Article by Pat Buchanan.
Though their population, like Pakistan’s, is anti-American, neither Turkey nor Egypt is openly hostile. Yet both pursue policies that clash with U.S. policy. And this new distance from Washington is being met with the approval of Turks and Egyptians. For the one thing all of the uprisings of the Arab Spring have had in common is a desire of these peoples to be rid of American hegemony.
Indeed, taking inventory after four months of Arab revolts, it is difficult not to declare America a net loser.
Our ally of 30 years, Mubarak, was overthrown. The new government is moving away from us. Our ally in Tunisia was ousted.
Our unpopular and ruthless ally in Yemen is still fighting for survival. The brutality shown by our friend, Bahrain’s King Khalifa, against peaceful Shiite demonstrators probably means eventual loss of basing rights for the U.S. Fifth Fleet.
We are to begin pulling troops out of Afghanistan this summer and complete the withdrawal in 2014. We are down from 170,000 troops in Iraq to 50,000. All are to be gone by year’s end.

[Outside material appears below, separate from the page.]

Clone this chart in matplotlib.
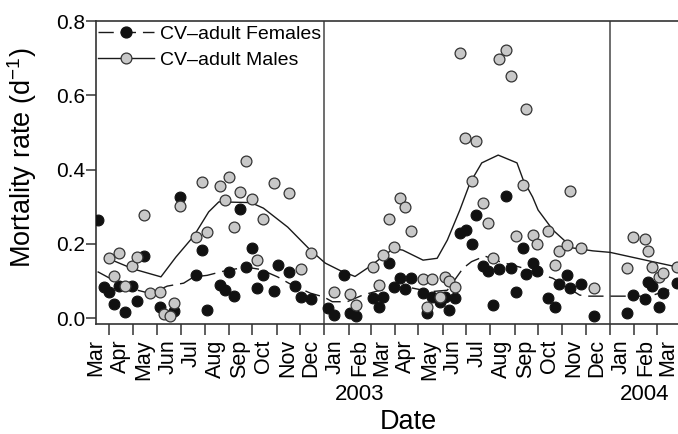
import pandas as pd
import matplotlib

matplotlib.use("agg")
import matplotlib.pyplot as plt
import matplotlib.dates as mdates
from matplotlib.lines import Line2D

plt.rcParams["font.family"] = ["Liberation Sans", "DejaVu Sans"]
plt.rcParams["mathtext.fontset"] = "custom"
plt.rcParams["mathtext.rm"] = "Liberation Sans"

# sampling dates and mortality rates
female_dates = [
    "2002-03-17", "2002-03-25", "2002-04-01", "2002-04-07", "2002-04-14", "2002-04-21",
    "2002-04-30", "2002-05-06", "2002-05-15", "2002-06-05", "2002-06-23", "2002-06-30",
    "2002-07-21", "2002-07-28", "2002-08-04", "2002-08-20", "2002-08-27", "2002-09-01",
    "2002-09-08", "2002-09-15", "2002-09-23", "2002-09-30", "2002-10-07", "2002-10-14",
    "2002-10-28", "2002-11-02", "2002-11-17", "2002-11-24", "2002-12-02", "2002-12-15",
    "2003-01-05", "2003-01-13", "2003-01-26", "2003-02-03", "2003-02-10", "2003-03-04",
    "2003-03-12", "2003-03-17", "2003-03-24", "2003-03-31", "2003-04-08", "2003-04-14",
    "2003-04-22", "2003-05-07", "2003-05-12", "2003-05-19", "2003-05-28", "2003-06-04",
    "2003-06-09", "2003-06-17", "2003-06-23", "2003-07-01", "2003-07-08", "2003-07-14",
    "2003-07-22", "2003-07-29", "2003-08-05", "2003-08-12", "2003-08-21", "2003-08-28",
    "2003-09-03", "2003-09-12", "2003-09-16", "2003-09-25", "2003-09-30", "2003-10-14",
    "2003-10-22", "2003-10-28", "2003-11-07", "2003-11-11", "2003-11-25", "2003-12-11",
    "2004-01-23", "2004-01-30", "2004-02-14", "2004-02-18", "2004-02-24", "2004-03-03",
    "2004-03-09", "2004-03-26",
]
female_rate = [
    0.264, 0.085, 0.071, 0.039, 0.086, 0.016, 0.087, 0.046, 0.166, 0.030, 0.020, 0.325,
    0.115, 0.182, 0.022, 0.089, 0.075, 0.125, 0.059, 0.295, 0.138, 0.188, 0.081, 0.116,
    0.074, 0.143, 0.125, 0.086, 0.057, 0.052,
    0.026, 0.008, 0.115, 0.013, 0.005, 0.054, 0.030, 0.057, 0.147, 0.084, 0.107, 0.079,
    0.107, 0.068, 0.013, 0.057, 0.044, 0.057, 0.022, 0.053, 0.230, 0.237, 0.199, 0.278,
    0.140, 0.128, 0.035, 0.131, 0.330, 0.134, 0.071, 0.188, 0.120, 0.147, 0.128, 0.053,
    0.030, 0.092, 0.116, 0.080, 0.092, 0.005,
    0.013, 0.062, 0.051, 0.098, 0.086, 0.029, 0.067, 0.094,
]

male_dates = [
    "2002-04-01", "2002-04-07", "2002-04-14", "2002-04-21", "2002-04-30", "2002-05-06",
    "2002-05-15", "2002-05-23", "2002-06-05", "2002-06-10", "2002-06-17", "2002-06-23",
    "2002-06-30", "2002-07-21", "2002-07-28", "2002-08-04", "2002-08-20", "2002-08-27",
    "2002-09-01", "2002-09-08", "2002-09-15", "2002-09-23", "2002-09-30", "2002-10-07",
    "2002-10-14", "2002-10-28", "2002-11-17", "2002-12-02", "2002-12-15",
    "2003-01-13", "2003-02-03", "2003-02-10", "2003-03-04", "2003-03-12", "2003-03-17",
    "2003-03-24", "2003-03-31", "2003-04-08", "2003-04-14", "2003-04-22", "2003-05-07",
    "2003-05-12", "2003-05-19", "2003-05-28", "2003-06-04", "2003-06-09", "2003-06-17",
    "2003-06-23", "2003-06-30", "2003-07-08", "2003-07-14", "2003-07-22", "2003-07-29",
    "2003-08-05", "2003-08-12", "2003-08-21", "2003-08-28", "2003-09-03", "2003-09-12",
    "2003-09-16", "2003-09-25", "2003-09-30", "2003-10-14", "2003-10-22", "2003-10-28",
    "2003-11-07", "2003-11-11", "2003-11-25", "2003-12-11",
    "2004-01-23", "2004-01-30", "2004-02-14", "2004-02-18", "2004-02-24", "2004-03-03",
    "2004-03-09", "2004-03-26",
]
male_rate = [
    0.161, 0.113, 0.176, 0.086, 0.141, 0.164, 0.278, 0.067, 0.071, 0.010, 0.005, 0.041,
    0.302, 0.219, 0.366, 0.233, 0.357, 0.318, 0.381, 0.245, 0.340, 0.424, 0.321, 0.157,
    0.267, 0.363, 0.338, 0.131, 0.176,
    0.071, 0.065, 0.035, 0.137, 0.090, 0.170, 0.266, 0.191, 0.323, 0.298, 0.235, 0.104,
    0.030, 0.105, 0.058, 0.110, 0.101, 0.085, 0.715, 0.484, 0.368, 0.476, 0.309, 0.257,
    0.161, 0.697, 0.722, 0.652, 0.221, 0.358, 0.563, 0.224, 0.199, 0.235, 0.143, 0.181,
    0.197, 0.342, 0.188, 0.080,
    0.134, 0.219, 0.212, 0.181, 0.137, 0.110, 0.122, 0.137,
]

# smoothed trends
female_fit_dates = [
    "2002-03-17", "2002-04-15", "2002-05-07", "2002-05-24", "2002-06-14", "2002-07-05",
    "2002-07-18", "2002-08-04", "2002-08-30", "2002-09-24", "2002-10-11", "2002-11-02",
    "2002-11-18", "2002-12-14", "2002-12-31", "2003-01-11", "2003-01-30", "2003-02-19",
    "2003-03-22", "2003-04-16", "2003-05-16", "2003-06-07", "2003-06-27", "2003-07-08",
    "2003-07-25", "2003-08-13", "2003-09-08", "2003-10-20", "2003-11-23", "2003-12-02",
    "2004-02-21", "2004-03-28",
]
female_fit = [
    0.125, 0.092, 0.075, 0.066, 0.086, 0.094, 0.111, 0.115, 0.129, 0.137, 0.131, 0.111,
    0.092, 0.067, 0.057, 0.044, 0.044, 0.062, 0.080, 0.084, 0.071, 0.075, 0.134, 0.152,
    0.167, 0.152, 0.137, 0.107, 0.062, 0.059, 0.059, 0.084,
]
male_fit_dates = [
    "2002-03-31", "2002-05-02", "2002-06-06", "2002-06-25", "2002-07-18", "2002-08-06",
    "2002-08-19", "2002-09-29", "2002-10-15", "2002-11-15", "2002-12-14", "2003-01-02",
    "2003-01-21", "2003-02-09", "2003-02-28", "2003-03-30", "2003-04-11", "2003-05-07",
    "2003-05-25", "2003-06-07", "2003-06-23", "2003-07-06", "2003-07-21", "2003-08-11",
    "2003-09-04", "2003-09-12", "2003-09-24", "2003-10-01", "2003-10-20", "2003-11-14",
    "2003-12-10", "2004-01-01", "2004-02-24", "2004-03-28",
]
male_fit = [
    0.160, 0.132, 0.111, 0.164, 0.221, 0.286, 0.313, 0.311, 0.296, 0.245, 0.183, 0.148,
    0.128, 0.112, 0.139, 0.187, 0.183, 0.156, 0.161, 0.210, 0.291, 0.364, 0.418, 0.439,
    0.418, 0.372, 0.326, 0.291, 0.237, 0.189, 0.181, 0.177, 0.152, 0.137,
]

year_breaks = ["2003-01-01", "2004-01-01"]
year_labels = ["2003", "2004"]
year_label_dates = ["2003-02-15", "2004-02-14"]

fem_x = pd.to_datetime(female_dates)
male_x = pd.to_datetime(male_dates)

fig = plt.figure(figsize=(6.78, 4.34), dpi=100)
ax = fig.add_axes([96 / 678, 110 / 434, 582 / 678, 303.3 / 434])

dash = (0, (11, 5))
ms = 7.8
ax.plot(pd.to_datetime(female_fit_dates), female_fit, color="#1a1a1a", lw=1.0, ls=dash, zorder=3)
ax.plot(pd.to_datetime(male_fit_dates), male_fit, color="#1a1a1a", lw=1.0, zorder=3)

ax.plot(fem_x, female_rate, "o", ms=ms, mfc="#111111", mec="#111111", mew=0.8, zorder=4)
ax.plot(male_x, male_rate, "o", ms=ms, mfc="#c8c8c8", mec="#333333", mew=0.9, zorder=5)

for d in year_breaks:
    ax.axvline(pd.Timestamp(d), color="#555555", lw=1.2, zorder=2)

ax.set_xlim(pd.Timestamp("2002-03-15"), pd.Timestamp("2004-03-27 19:00"))
ax.set_ylim(-0.016, 0.801)

ax.spines["right"].set_visible(False)
for s in ["left", "bottom", "top"]:
    ax.spines[s].set_linewidth(1.2)
    ax.spines[s].set_color("#333333")

ax.set_yticks([0.0, 0.2, 0.4, 0.6, 0.8])
ax.set_yticklabels(["0.0", "0.2", "0.4", "0.6", "0.8"])
ax.tick_params(axis="y", length=7, width=1.1, pad=1, labelsize=15, color="#333333")

ax.xaxis.set_major_locator(mdates.MonthLocator(bymonthday=15))
ax.xaxis.set_major_formatter(mdates.DateFormatter("%b"))
ax.xaxis.set_minor_locator(mdates.MonthLocator(bymonthday=1))
ax.tick_params(axis="x", which="major", length=0, pad=11, labelsize=15.5, labelrotation=90)
ax.tick_params(axis="x", which="minor", length=8, width=1.1, color="#333333")
for lab in ax.get_xticklabels():
    lab.set_va("top")

for d, t in zip(year_label_dates, year_labels):
    ax.text(pd.Timestamp(d), -0.231, t, transform=ax.get_xaxis_transform(),
            ha="center", va="center", fontsize=16)

fig.text(408 / 678, 1 - 422 / 434, "Date", ha="center", va="center", fontsize=19.5)
fig.text(22 / 678, 1 - 158 / 434, r"Mortality rate (d$\mathregular{^{-1}}$)",
         rotation=90, ha="center", va="center", fontsize=19.5)

handles = [
    Line2D([], [], color="#1a1a1a", lw=1.0, ls=dash, marker="o", ms=ms,
           mfc="#111111", mec="#111111"),
    Line2D([], [], color="#1a1a1a", lw=1.0, marker="o", ms=ms,
           mfc="#c8c8c8", mec="#333333", mew=0.9),
]
ax.legend(handles, ["CV\u2013adult Females", "CV\u2013adult Males"], loc="upper left",
          bbox_to_anchor=(98 / 678, 1 - 25 / 434), bbox_transform=fig.transFigure,
          frameon=False, fontsize=14, handlelength=2.9, handletextpad=0.3,
          borderpad=0, borderaxespad=0, labelspacing=0.45, numpoints=1)

fig.savefig("out.png", dpi=100)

Americans have had their fill of nation-building. We cannot afford any more decade-long wars where the benefits to the American people have to be endlessly explained.
Why is America’s footprint shrinking in that part of the world?
First, Americans have never been less popular there, and one demand of every revolution is for a new government, independent of the United States, that will defend the national sovereignty.
Second, we are broke. We can no longer afford the bases. We can no longer afford the wars. We can no longer afford the aid.
Third, the true vital interest of the United States in this part of the world is that these Islamic countries not become base camps of terror, especially nuclear terror, targeted against the United States.
That end is surely better served by packing and departing than by staying and fighting.